To create a practical quantum computer, it is essential to correct the errors that naturally occur during each step of the computation. To achieve this, researchers require the ability to read out the state of the quantum bits (qubits) accurately and quickly. The speed at which the qubit state is read out must be much faster than the rate at which information on the qubits is lost. By engineering highly sensitive detectors at the nanoscale, we have reached a new “strong-response” regime, allowing us to read out the qubit state in microseconds compared to milliseconds while retaining high accuracy, a 2-orders-of-magnitude improvement over previous results.

The small size of our detector allows us to switch from “fully on” to “fully off” states which, coupled with our ability to position the qubit and detector with atomic-level precision, allows for strong interactions and a high signal-to-noise ratio.
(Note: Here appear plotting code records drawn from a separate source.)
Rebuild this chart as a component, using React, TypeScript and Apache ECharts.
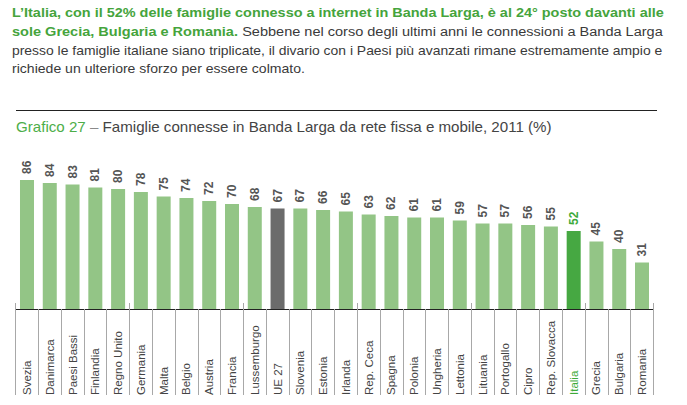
import React, { useEffect, useRef } from "react";
import * as echarts from "echarts";

const categories = [
  "Svezia", "Danimarca", "Paesi Bassi", "Finlandia", "Regno Unito", "Germania", "Malta",
  "Belgio", "Austria", "Francia", "Lussemburgo", "UE 27", "Slovenia", "Estonia", "Irlanda",
  "Rep. Ceca", "Spagna", "Polonia", "Ungheria", "Lettonia", "Lituania", "Portogallo", "Cipro",
  "Rep. Slovacca", "Italia", "Grecia", "Bulgaria", "Romania",
];
const values = [86, 84, 83, 81, 80, 78, 75, 74, 72, 70, 68, 67, 67, 66, 65, 63, 62, 61, 61, 59, 57, 57, 56, 55, 52, 45, 40, 31];

const headerLines = [
  [{ t: "L’Italia, con il 52% delle famiglie connesso a internet in Banda Larga, è al 24° posto davanti alle", g: true }],
  [
    { t: "sole Grecia, Bulgaria e Romania.", g: true },
    { t: " Sebbene nel corso degli ultimi anni le connessioni a Banda Larga", g: false },
  ],
  [{ t: "presso le famiglie italiane siano triplicate, il divario con i Paesi più avanzati rimane estremamente ampio e", g: false }],
  [{ t: "richiede un ulteriore sforzo per essere colmato.", g: false }],
];
const titleParts = [
  { t: "Grafico 27", c: "#4cae48" },
  { t: " – ", c: "#8a8a8a" },
  { t: "Famiglie connesse in Banda Larga da rete fissa e mobile, 2011 (%)", c: "#444444" },
];

const GREEN_TXT = "#45a43c";
const GRAY_TXT = "#3a3a3a";
const BAR = "#93c586";
const BAR_IT = "#46a842";
const BAR_EU = "#6b6b6b";
const FONT = "'Liberation Sans', Arial, sans-serif";

function measure(text: string, font: string): number {
  const c = document.createElement("canvas").getContext("2d")!;
  c.font = font;
  return c.measureText(text).width;
}

export default function App() {
  const ref = useRef<HTMLDivElement>(null);
  useEffect(() => {
    if (!ref.current) return;
    const chart = echarts.init(ref.current, null, { renderer: "svg" });

    const headerSize = 12.5;
    const lineTargets = [652, 651, 651, 293];
    const lineYs = [13, 32, 51, 69];
    const headerGraphics: any[] = headerLines.map((segs, li) => {
      let x = 0;
      const children: any[] = [];
      segs.forEach((s) => {
        const weight = s.g ? "bold" : "normal";
        const w = measure(s.t, `${weight} ${headerSize}px ${FONT}`);
        children.push({
          type: "text",
          x,
          y: 0,
          style: {
            text: s.t,
            fill: s.g ? GREEN_TXT : GRAY_TXT,
            fontSize: headerSize,
            fontFamily: FONT,
            fontWeight: weight,
            align: "left",
            verticalAlign: "middle",
          },
        });
        x += w;
      });
      return {
        type: "group",
        x: 12,
        y: lineYs[li],
        scaleX: lineTargets[li] / x,
        children,
      };
    });

    const titleSize = 15;
    let tx = 0;
    const titleChildren: any[] = titleParts.map((p) => {
      const w = measure(p.t, `normal ${titleSize}px ${FONT}`);
      const el = {
        type: "text",
        x: tx,
        y: 0,
        style: {
          text: p.t,
          fill: p.c,
          fontSize: titleSize,
          fontFamily: FONT,
          align: "left",
          verticalAlign: "middle",
        },
      };
      tx += w;
      return el;
    });

    const option: any = {
      animation: false,
      backgroundColor: "#ffffff",
      grid: {
        left: 15.6,
        right: 33.6,
        top: 159,
        bottom: 96,
        containLabel: false,
        outerBoundsMode: "none",
      },
      xAxis: [
        {
          type: "category",
          data: categories,
          position: "bottom",
          axisLine: { show: true, lineStyle: { color: "#222222", width: 1.2 } },
          axisTick: { show: true, inside: false, length: 86, lineStyle: { color: "#a8a8a8", width: 1 } },
          axisLabel: {
            rotate: 90,
            align: "left",
            verticalAlign: "middle",
            margin: 86,
            fontSize: 11.5,
            fontFamily: FONT,
            color: (v: string) => (v === "Italia" ? "#3daa3a" : "#444444"),
            interval: 0,
          },
          splitLine: { show: false },
        },
        {
          type: "category",
          data: categories,
          position: "bottom",
          offset: 0,
          axisLine: { show: false },
          axisTick: { show: true, inside: true, length: 6, lineStyle: { color: "#a8a8a8", width: 1 } },
          axisLabel: { show: false },
          splitLine: { show: false },
        },
      ],
      yAxis: { type: "value", min: 0, max: 100, show: false },
      series: [
        {
          type: "bar",
          xAxisIndex: 0,
          barWidth: 14,
          data: values.map((v, i) => {
            const name = categories[i];
            const color = name === "Italia" ? BAR_IT : name === "UE 27" ? BAR_EU : BAR;
            return {
              value: v,
              itemStyle: { color },
              label: { color: name === "Italia" ? "#3daa3a" : "#555555" },
            };
          }),
          label: {
            show: true,
            position: "top",
            rotate: 90,
            align: "left",
            verticalAlign: "middle",
            distance: 6,
            fontSize: 12,
            fontWeight: "bold",
            fontFamily: FONT,
            color: "#555555",
          },
        },
      ],
      graphic: [
        ...headerGraphics,
        {
          type: "line",
          shape: { x1: 16, y1: 110.5, x2: 657, y2: 110.5 },
          style: { stroke: "#222222", lineWidth: 1.2 },
        },
        {
          type: "group",
          x: 16,
          y: 127,
          scaleX: 536 / tx,
          children: titleChildren,
        },
      ],
    };
    chart.setOption(option);
    return () => chart.dispose();
  }, []);

  return (
    <div
      ref={ref}
      style={{ position: "fixed", left: 0, top: 0, width: 687, height: 405, background: "#fff" }}
    />
  );
}
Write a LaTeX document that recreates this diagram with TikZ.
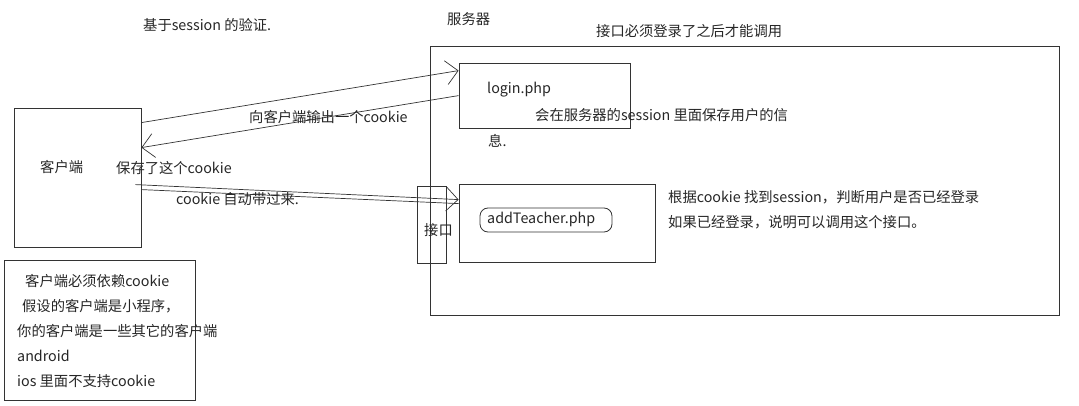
\documentclass[tikz,border=0pt]{standalone}
\usepackage{fontspec}
\setmainfont{Noto Sans CJK SC}
\usetikzlibrary{arrows.meta,positioning,calc}

\begin{document}
\begin{tikzpicture}[x=1pt,y=-1pt,
    box/.style={draw=black!80, line width=0.8pt, inner sep=0pt},
    txt/.style={anchor=west, inner sep=0pt, font=\fontsize{14.3}{17}\selectfont, text=black!85},
    link/.style={draw=black!80, line width=0.7pt},
    barb/.style={-{Straight Barb[length=12pt,width=24pt,line width=0.7pt]}}]
    \useasboundingbox (0,0) rectangle (1079,406);

    % Titles
    \node[txt] (title) at (143,25) {基于session 的验证.};
    \node[txt] (srvname) at (447,19) {服务器};
    \node[txt] (rule) at (596,31) {接口必须登录了之后才能调用};

    % Client side
    \node[box, minimum width=127pt, minimum height=139pt] (client) at (77.5,177.5) {};
    \node[txt] (clientlbl) at (40,167) {客户端};
    \node[txt] (saved) at (116,168) {保存了这个cookie};

    % Server side
    \node[box, minimum width=629pt, minimum height=269pt] (server) at (744.5,180.5) {};
    \node[box, minimum width=171pt, minimum height=65pt] (login) at (544.5,95.5) {};
    \node[txt] (loginlbl) at (487,90) {login.php};
    \node[txt] (store1) at (535,115) {会在服务器的session 里面保存用户的信};
    \node[txt] (store2) at (488,141) {息.};

    \node[box, minimum width=29pt, minimum height=77pt] (api) at (431.5,224.5) {};
    \node[txt] (apilbl) at (424,230) {接口};
    \node[box, minimum width=196pt, minimum height=78pt] (addt) at (557,223) {};
    \node[box, rounded corners=8pt, minimum width=132pt, minimum height=24pt] (pill) at (546,220) {};
    \node[txt] (addtlbl) at (487,219) {addTeacher.php};
    \node[txt] (check1) at (668,197) {根据cookie 找到session，判断用户是否已经登录};
    \node[txt] (check2) at (668,222) {如果已经登录，说明可以调用这个接口。};

    % Note on other clients
    \node[box, minimum width=191pt, minimum height=140pt] (note) at (99.5,330) {};
    \node[txt] (note1) at (25,281) {客户端必须依赖cookie};
    \node[txt] (note2) at (22,306) {假设的客户端是小程序，};
    \node[txt] (note3) at (17,331) {你的客户端是一些其它的客户端};
    \node[txt] (note4) at (17,356) {android};
    \node[txt] (note5) at (17,381) {ios 里面不支持cookie};

    % Requests and responses
    \draw[link, barb] ([yshift=-15pt]client.north east) -- ([yshift=-8pt]login.north west);
    \draw[link, barb] ([yshift=-33pt]login.north west) -- ([yshift=-40pt]client.north east);
    \node[txt] (sendlbl) at (249,117) {向客户端输出一个cookie};
    \draw[link, barb] ([xshift=-6pt,yshift=-77pt]client.north east) -- ([yshift=-16pt]addt.north west);
    \draw[link] ([yshift=-82pt]client.north east) -- ([yshift=-20pt]addt.north west);
    \node[txt] (carrylbl) at (176,199) {cookie 自动带过来.};
\end{tikzpicture}
\end{document}
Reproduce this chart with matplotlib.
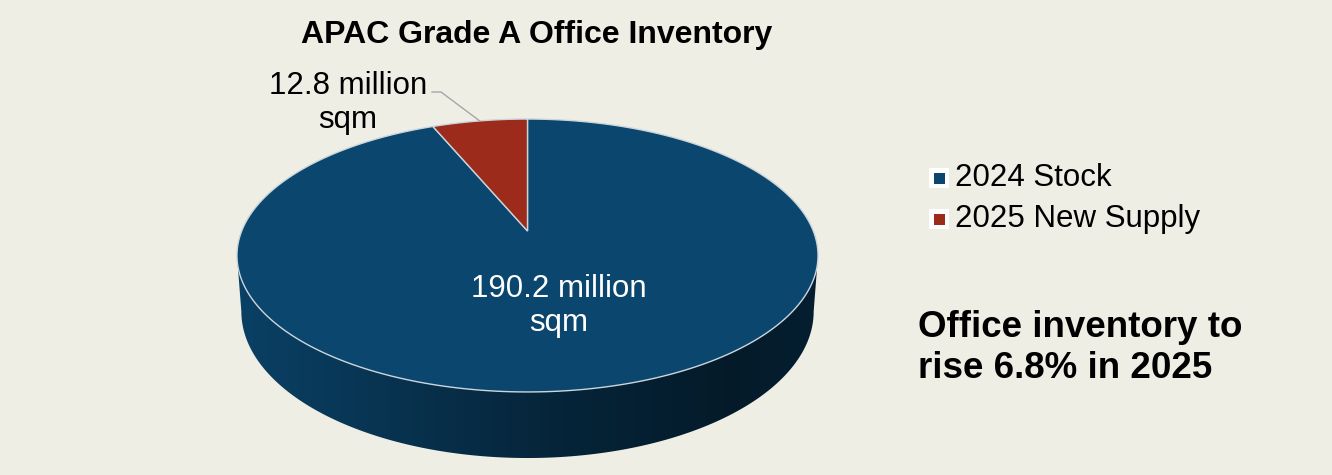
import numpy as np
import matplotlib.pyplot as plt
from matplotlib.patches import Polygon, Rectangle
from matplotlib.colors import LinearSegmentedColormap, to_rgb

plt.rcParams['font.family'] = ['Liberation Sans', 'DejaVu Sans']

# dados do gráfico
labels = ['2024 Stock', '2025 New Supply']
values = [190.2, 12.8]
value_labels = ['190.2 million\nsqm', '12.8 million\nsqm']
colors = ['#0B466E', '#9C2B1B']
title = 'APAC Grade A Office Inventory'
note = 'Office inventory to\nrise 6.8% in 2025'

bg = '#EFEEE5'
edge = '#CBD5DC'

# geometria da pizza 3D (em pixels, com perspectiva)
cx, cy = 527.5, 231.0
rx = 285.8
tilt = -90.6
persp = 0.1795
depth = 54.2


def proj(phi, r=1.0, drop=0.0, shrink=1.0):
    u, v = r * np.cos(phi), r * np.sin(phi)
    w = 1 + persp * v
    return cx + rx * shrink * u / w, (tilt * v + cy + drop) / w


fig = plt.figure(figsize=(13.32, 4.75), dpi=100, facecolor=bg)
ax = fig.add_axes([0, 0, 1, 1])
ax.set_facecolor(bg)

# fatias começam às 12h e seguem no sentido horário
total = sum(values)
bounds = 90 - 360 * np.concatenate([[0], np.cumsum(values)]) / total

# parte frontal visível da lateral
front_a = np.pi + np.arcsin(persp)
front_b = 2 * np.pi - np.arcsin(persp)

for i, col in enumerate(colors):
    t1, t2 = np.radians(bounds[i]), np.radians(bounds[i + 1])
    # lateral: interseção da fatia com a frente
    lo, hi = min(t1, t2), max(t1, t2)
    for k in (-1, 0, 1):
        s, e = max(lo, front_a + 2 * np.pi * k), min(hi, front_b + 2 * np.pi * k)
        if e <= s:
            continue
        ph = np.linspace(s, e, 200)
        xt, yt = proj(ph)
        xb, yb = proj(ph[::-1], drop=depth, shrink=0.985)
        wall = Polygon(np.column_stack([np.r_[xt, xb], np.r_[yt, yb]]),
                       closed=True, facecolor='none', edgecolor='none')
        ax.add_patch(wall)
        base = np.array(to_rgb(col))
        cmap = LinearSegmentedColormap.from_list(
            'wall', [(0, base * 0.92), (0.3, base * 0.7), (0.55, base * 0.52),
                     (0.85, base * 0.38), (1, base * 0.44)])
        x0, x1 = min(xt.min(), xb.min()), max(xt.max(), xb.max())
        grad = np.linspace(0, 1, 256).reshape(1, -1)
        img = ax.imshow(grad, extent=(x0, x1, max(yb.max(), yt.max()), min(yt.min(), yb.min())),
                        aspect='auto', cmap=cmap, zorder=1, interpolation='bilinear')
        img.set_clip_path(wall)

    # topo da fatia
    ph = np.linspace(t1, t2, 300)
    xs, ys = proj(ph)
    ox, oy = proj(0.0, r=0.0)
    top = Polygon(np.column_stack([np.r_[ox, xs], np.r_[oy, ys]]), closed=True,
                  facecolor=col, edgecolor=edge, linewidth=1.0, zorder=2)
    ax.add_patch(top)

# rótulo da fatia grande (dentro)
mid0 = np.radians((bounds[0] + bounds[1]) / 2)
lx, ly = proj(mid0, r=0.5)
ax.text(lx, ly + 4, value_labels[0], color='white', fontsize=22.5, ha='center',
        va='center', linespacing=1.18, zorder=3)

# rótulo da fatia pequena (fora, com linha guia)
mid1 = np.radians((bounds[1] + bounds[2]) / 2)
px, py = proj(mid1)
ax.plot([432, 441, px], [92, 92, py], color='#A6A6A6', lw=1.0, zorder=3)
ax.text(348, 103, value_labels[1], color='black', fontsize=22.5, ha='center',
        va='center', linespacing=1.18, zorder=3)

# título
ax.text(536.5, 43, title, fontsize=23, fontweight='bold', ha='center', va='baseline')

# legenda
for j, (lab, col) in enumerate(zip(labels, colors)):
    yc = 178 + 41 * j
    ax.add_patch(Rectangle((939 - 10, yc - 10), 20, 20, facecolor='white',
                           edgecolor='none', zorder=3))
    ax.add_patch(Rectangle((939 - 5.5, yc - 5.5), 11, 11, facecolor=col,
                           edgecolor='none', zorder=4))
    ax.text(955, yc, lab, fontsize=22.5, ha='left', va='center')

# destaque à direita
ax.text(918, 348, note, fontsize=26.5, fontweight='bold', ha='left', va='center',
        linespacing=1.25)

ax.set_xlim(0, 1332)
ax.set_ylim(475, 0)
ax.axis('off')

plt.savefig('out.png', dpi=100, facecolor=bg)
In contrast to previous detectors that focused on detecting small shifts in the signal, this new strong-response regime distinguishes the discrete states of our single-electron qubits. This allows us to read out a single electron spin on phosphorus-atom qubits in silicon in just1.5μs. Theoretical analysis shows that we are within one order of magnitude of the shot-noise limit, where, with straightforward technical improvements, we anticipate further improvements in readout times down to about 400 ns.

These results open the door to realistic error correction in silicon-based quantum computation.